Schutz, an administrator for 25 years, recalls that “when I first started, when you called home, people just agreed with you and assumed you had the best interests of the child in mind.”
“Now, with almost every decision we make, there’s a conversation about whether that happened or this happened. Parents have become more questioning, and they usually question every decision you make.”
Often, they go to the top. Parents who believe their daughter deserved an A instead of a B don’t go to the teacher; they take their case straight to the principal, he said.
Some athletes’ parents are prone to bypass the coach, the athletic director and even Schutz; they take their case downtown, where it usually gets sent back to the coach.
“Every parent wants the best for their kid,” Schutz said. “They all love their kids, and we do too, but sometimes it takes a lot of time.”
Discipline issues take even more time since the district embraced Restorative Practices. The program has received national praise for lessening tensions and repairing relationships, but requires heavy involvement from administrators, counselors and others.

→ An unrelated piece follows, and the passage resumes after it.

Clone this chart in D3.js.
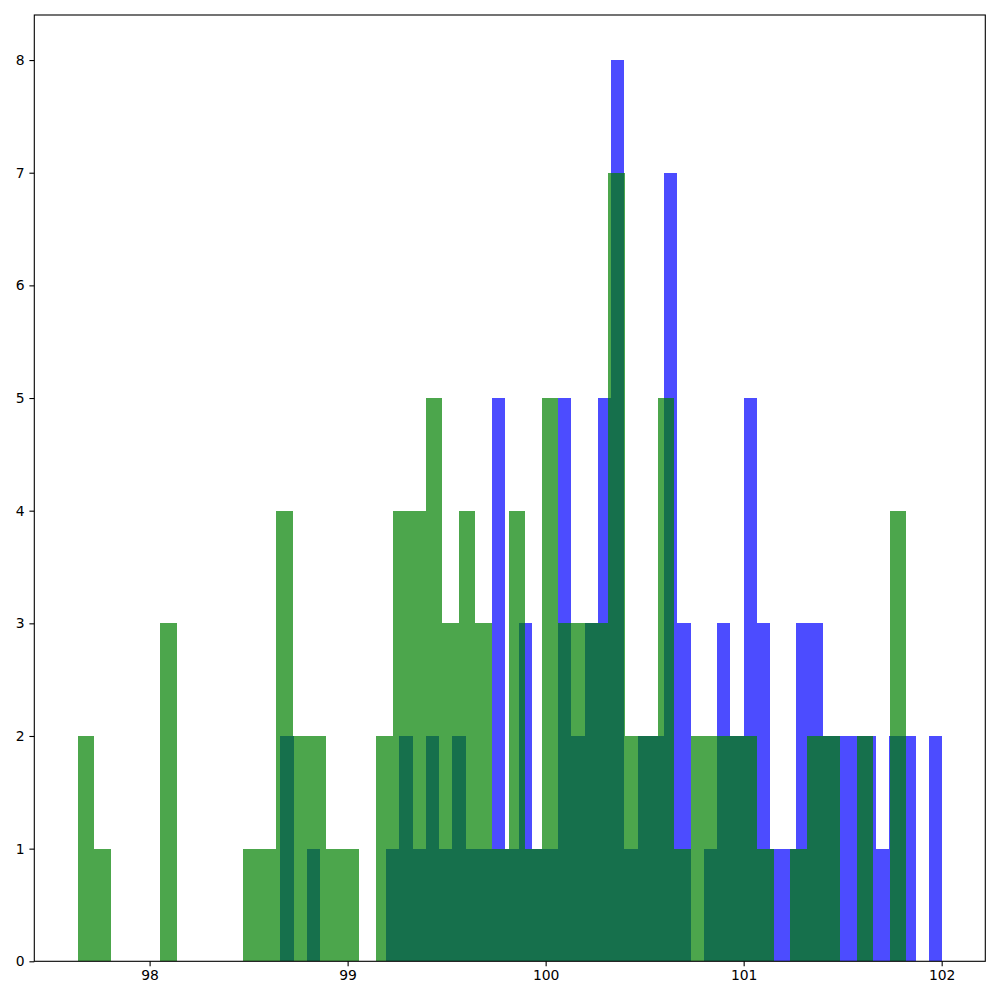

“We have to get through the paperwork to get them to those resources,” Schutz said. “It takes time.”
It also requires patience.
“We work in an environment where almost every interaction is negative in some way,” Lewis said. “We’re in that weird line between raising kids, honoring teachers, partnering with families and trying to find wins for all of them.”
As Lewis sat in his office, three underclassmen walked up to his door and said they were worried about a classmate.
Lewis asked a few appropriate questions, then ordered them back to class – another fine line he straddles every day.
“If you cut the conversations off too soon, you send the message that you don’t want to help,” Lewis said.
The big crises come without warning.
At Ferris, every administrator carries a radio. When Lewis’ goes off, it’s often accompanied by a message to come to a classroom.
When that happens, Lewis drops everything and runs toward the unknown. Sometimes it’s a fight, and it’s up to Lewis to end it.
“But the last thing you want to do is step into the fight,” Lewis said. “Often we have to get physical with kids, but we want to do it in a loving, protective way,” generally with aid from a campus resource officer or another administrator.
That’s not always the case, however. During an alercation in January, resource officer Shawn Audie resigned after he was accused of using excessive force.
Help rarely comes from other students, who these days seem more interested in filming the altercation and posting the action on social media as quickly as possible.
Schutz, Lewis and other administrators agree that social media has changed the landscape of school – even before the school day begins.
Not that long ago, bullying happened in the halls. Now it begins at 2 a.m. with the buzzing of cellphones.
“When the school day ends, everything seems OK,” said Rogers Principal Lori Wyborney. “Then somebody breaks up … what happened at midnight follows them back to school.”
Lewis is waiting for them. While fellow assistant principals Lisa Henderson and Kelly Kight spend most of their time with academic issues, Lewis deals primarily with the duties of the traditional vice principal.
“Parents have a lot of trust in giving their kids to us every day,” Lewis said. “There is a balance, we want to do everything we can, but we can’t do everything.
“Some of these kids need just one adult who can make a difference in their lives.”